(WHAT THE TASK REQUIRES): Copy exactly the lines from the line containing "Clone this chart in matplotlib." to the line containing "fig.add_axes([0.5408, 0.1015, 0.4428, 0.7866])]", both lines included, and omit any pictures.

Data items
::::

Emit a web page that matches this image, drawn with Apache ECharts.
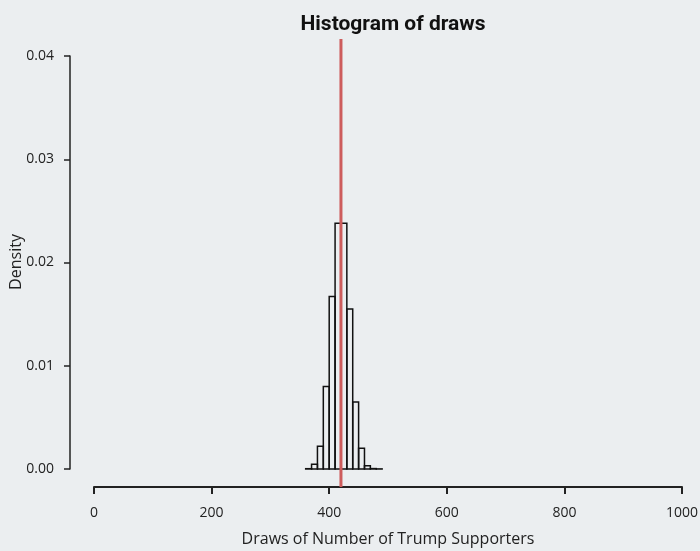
<!DOCTYPE html>
<html>
<head>
<meta charset="utf-8">
<script src="https://cdn.jsdelivr.net/npm/echarts@6/dist/echarts.min.js"></script>
<style>html,body{margin:0;padding:0;background:#ebeef0;}#c{width:700px;height:551px;}</style>
</head>
<body>
<div id="c"></div>
<script>
const binStarts = [360, 370, 380, 390, 400, 410, 420, 430, 440, 450, 460, 470, 480];
const binWidth = 10;
const densities = [0.00003, 0.00046, 0.0022, 0.0080, 0.0167, 0.0238, 0.0238, 0.0155, 0.0065, 0.0020, 0.00032, 0.00004, 0.00001];
const trueValue = 420;
const xTicks = [0, 200, 400, 600, 800, 1000];
const yTicks = [0, 0.01, 0.02, 0.03, 0.04];

const font = '"Open Sans", Roboto, sans-serif';
const chart = echarts.init(document.getElementById('c'), null, {renderer: 'canvas'});
const bars = binStarts.map((s, i) => [s, s + binWidth, densities[i]]);

chart.setOption({
  backgroundColor: '#ebeef0',
  animation: false,
  title: {
    text: 'Histogram of draws',
    left: 388, top: 9, textAlign: 'center',
    textStyle: {fontFamily: 'Roboto', fontWeight: 'bold', fontSize: 21, color: '#111'}
  },
  graphic: [{
    type: 'text',
    x: 16, y: 262,
    rotation: Math.PI / 2,
    style: {text: 'Density', fontFamily: font, fontSize: 16, fill: '#222',
      align: 'center', verticalAlign: 'middle'}
  }],
  grid: {left: 94, right: 18, top: 56, bottom: 82, containLabel: false, outerBoundsMode: 'none'},
  xAxis: {
    type: 'value', min: xTicks[0], max: xTicks[xTicks.length - 1], interval: 200,
    offset: 18,
    name: 'Draws of Number of Trump Supporters', nameLocation: 'middle', nameGap: 44,
    nameTextStyle: {fontFamily: font, fontSize: 16, color: '#222'},
    axisLine: {show: true, onZero: false, lineStyle: {color: '#222', width: 2}},
    axisTick: {show: true, length: 7, lineStyle: {color: '#222', width: 2}},
    axisLabel: {margin: 19, fontFamily: font, fontSize: 14, color: '#222',
      formatter: v => String(v)},
    splitLine: {show: false}
  },
  yAxis: {
    type: 'value', min: yTicks[0], max: yTicks[yTicks.length - 1], interval: 0.01,
    offset: 24,
    axisLine: {show: true, onZero: false, lineStyle: {color: '#222', width: 1.5}},
    axisTick: {show: true, length: 6, lineStyle: {color: '#222', width: 1.5}},
    axisLabel: {margin: 16, fontFamily: font, fontSize: 14, color: '#222',
      formatter: v => v.toFixed(2)},
    splitLine: {show: false}
  },
  series: [
    {
      type: 'custom',
      clip: false,
      data: bars,
      renderItem: function (params, api) {
        const p0 = api.coord([api.value(0), api.value(2)]);
        const p1 = api.coord([api.value(1), 0]);
        return {
          type: 'rect',
          shape: {x: p0[0], y: p0[1], width: p1[0] - p0[0], height: p1[1] - p0[1]},
          style: {fill: 'none', stroke: '#111', lineWidth: 1.5}
        };
      }
    },
    {
      type: 'custom',
      clip: false,
      data: [[trueValue]],
      z: 5,
      renderItem: function (params, api) {
        const top = api.coord([api.value(0), yTicks[yTicks.length - 1]]);
        const bot = api.coord([api.value(0), yTicks[0]]);
        return {
          type: 'line',
          shape: {x1: top[0], y1: top[1] - 17, x2: bot[0], y2: bot[1] + 18},
          style: {stroke: '#cd5c5c', lineWidth: 3}
        };
      }
    }
  ]
});
</script>
</body>
</html>
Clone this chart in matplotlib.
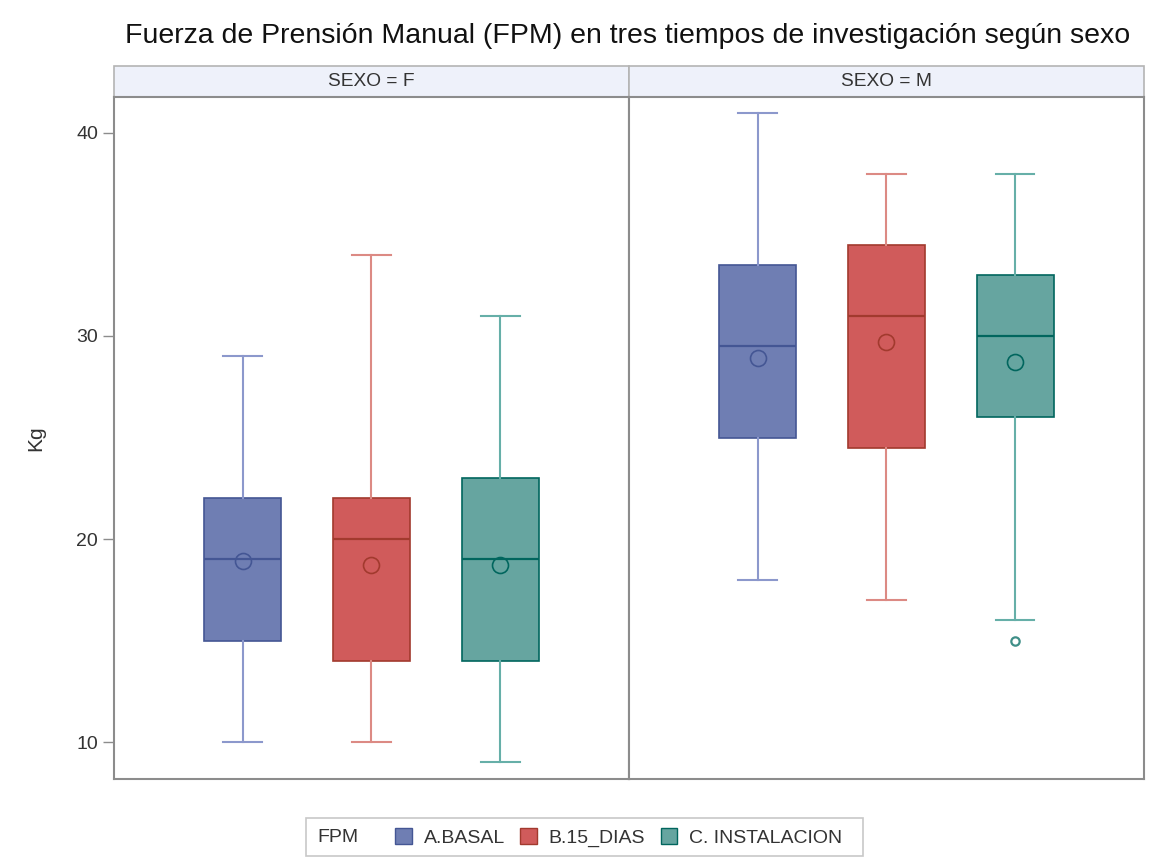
import numpy as np
import matplotlib.pyplot as plt
from matplotlib.patches import Patch, Rectangle

plt.rcParams['font.family'] = ['Liberation Sans', 'DejaVu Sans']

# 数据
sexos = ['F', 'M']
grupos = ['A.BASAL', 'B.15_DIAS', 'C. INSTALACION']

# 每组: 下须, Q1, 中位数, Q3, 上须, 均值
F_low = [10, 10, 9]
F_q1 = [15, 14, 14]
F_med = [19, 20, 19]
F_q3 = [22, 22, 23]
F_high = [29, 34, 31]
F_mean = [18.9, 18.7, 18.7]
F_out = [[], [], []]

M_low = [18, 17, 16]
M_q1 = [25, 24.5, 26]
M_med = [29.5, 31, 30]
M_q3 = [33.5, 34.5, 33]
M_high = [41, 38, 38]
M_mean = [28.9, 29.7, 28.7]
M_out = [[], [], [15]]

fill_colors = ['#6F7EB3', '#D05B5B', '#66A5A0']
edge_colors = ['#445694', '#A23A2E', '#01665E']
whisker_colors = ['#8C98CC', '#DC8A84', '#66AFA8']

datos = {
    'F': (F_low, F_q1, F_med, F_q3, F_high, F_mean, F_out),
    'M': (M_low, M_q1, M_med, M_q3, M_high, M_mean, M_out),
}

fig = plt.figure(figsize=(11.63, 8.67), dpi=100)
axes = [fig.add_axes([0.098, 0.1015, 0.4428, 0.7866]),
        fig.add_axes([0.5408, 0.1015, 0.4428, 0.7866])]

for ax, sexo in zip(axes, sexos):
    low, q1, med, q3, high, mean, out = datos[sexo]
    for i in range(len(grupos)):
        st = [dict(whislo=low[i], q1=q1[i], med=med[i], q3=q3[i], whishi=high[i],
                   mean=mean[i], fliers=out[i], label=grupos[i])]
        ax.bxp(st, positions=[i + 1], widths=0.6, patch_artist=True,
               showmeans=True, meanline=False,
               boxprops=dict(facecolor=fill_colors[i], edgecolor=edge_colors[i], linewidth=1.2),
               medianprops=dict(color=edge_colors[i], linewidth=1.6),
               whiskerprops=dict(color=whisker_colors[i], linewidth=1.5),
               capprops=dict(color=whisker_colors[i], linewidth=1.5),
               capwidths=0.3,
               meanprops=dict(marker='o', markerfacecolor='none', markeredgecolor=edge_colors[i],
                              markersize=11.5, markeredgewidth=1.2),
               flierprops=dict(marker='o', markerfacecolor='none', markeredgecolor='#3f8f88',
                               markersize=6, markeredgewidth=1.6))
    ax.set_xlim(0, 4)
    ax.set_ylim(8.18, 41.77)
    ax.set_xticks([])
    for s in ax.spines.values():
        s.set_color('#8c8c8c')
        s.set_linewidth(1.5)
    ax.tick_params(axis='y', colors='#8c8c8c', labelcolor='#333333', labelsize=14, length=8, width=1)
    # 分面标题
    ax.add_patch(Rectangle((0, 1.0), 1, 0.0455, transform=ax.transAxes, clip_on=False,
                           facecolor='#EEF1FA', edgecolor='#b4b4b4', linewidth=1.2))
    ax.text(0.5, 1.023, 'SEXO = ' + sexo, transform=ax.transAxes, ha='center', va='center',
            fontsize=13.8, color='#333333')

axes[0].set_yticks([10, 20, 30, 40])
axes[0].set_ylabel('Kg', fontsize=15, color='#333333', labelpad=22)
axes[1].set_yticks([])

fig.text(0.5396, 0.959, 'Fuerza de Prensión Manual (FPM) en tres tiempos de investigación según sexo',
         ha='center', va='center', fontsize=20.5, color='#111111')

# 图例
handles = [Patch(facecolor=fill_colors[i], edgecolor=edge_colors[i]) for i in range(3)]
leg = fig.legend(handles, grupos, loc='center', bbox_to_anchor=(0.532, 0.034), ncol=3,
                 frameon=False, fontsize=14, handlelength=0.85, handleheight=0.85,
                 handletextpad=0.6, columnspacing=0.8, labelcolor='#333333')
fig.text(0.2725, 0.034, 'FPM', ha='left', va='center', fontsize=14, color='#333333')
fig.add_artist(Rectangle((0.263, 0.013), 0.479, 0.043, transform=fig.transFigure,
                         facecolor='white', edgecolor='#c8c8c8', linewidth=1.2, zorder=-1))

fig.savefig('out.png', dpi=100, facecolor='white')
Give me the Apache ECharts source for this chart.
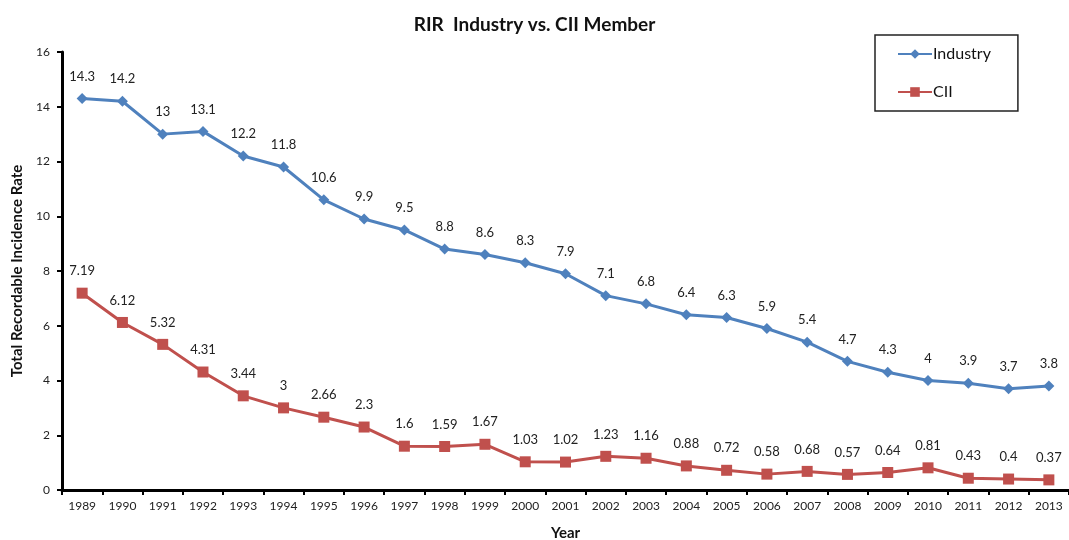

::::

(RESULT OF THIS EXERCISE):
Clone this chart in matplotlib.
import numpy as np
import matplotlib.pyplot as plt
from matplotlib.patches import Patch, Rectangle

plt.rcParams['font.family'] = ['Liberation Sans', 'DejaVu Sans']

# 数据
sexos = ['F', 'M']
grupos = ['A.BASAL', 'B.15_DIAS', 'C. INSTALACION']

# 每组: 下须, Q1, 中位数, Q3, 上须, 均值
F_low = [10, 10, 9]
F_q1 = [15, 14, 14]
F_med = [19, 20, 19]
F_q3 = [22, 22, 23]
F_high = [29, 34, 31]
F_mean = [18.9, 18.7, 18.7]
F_out = [[], [], []]

M_low = [18, 17, 16]
M_q1 = [25, 24.5, 26]
M_med = [29.5, 31, 30]
M_q3 = [33.5, 34.5, 33]
M_high = [41, 38, 38]
M_mean = [28.9, 29.7, 28.7]
M_out = [[], [], [15]]

fill_colors = ['#6F7EB3', '#D05B5B', '#66A5A0']
edge_colors = ['#445694', '#A23A2E', '#01665E']
whisker_colors = ['#8C98CC', '#DC8A84', '#66AFA8']

datos = {
    'F': (F_low, F_q1, F_med, F_q3, F_high, F_mean, F_out),
    'M': (M_low, M_q1, M_med, M_q3, M_high, M_mean, M_out),
}

fig = plt.figure(figsize=(11.63, 8.67), dpi=100)
axes = [fig.add_axes([0.098, 0.1015, 0.4428, 0.7866]),
        fig.add_axes([0.5408, 0.1015, 0.4428, 0.7866])]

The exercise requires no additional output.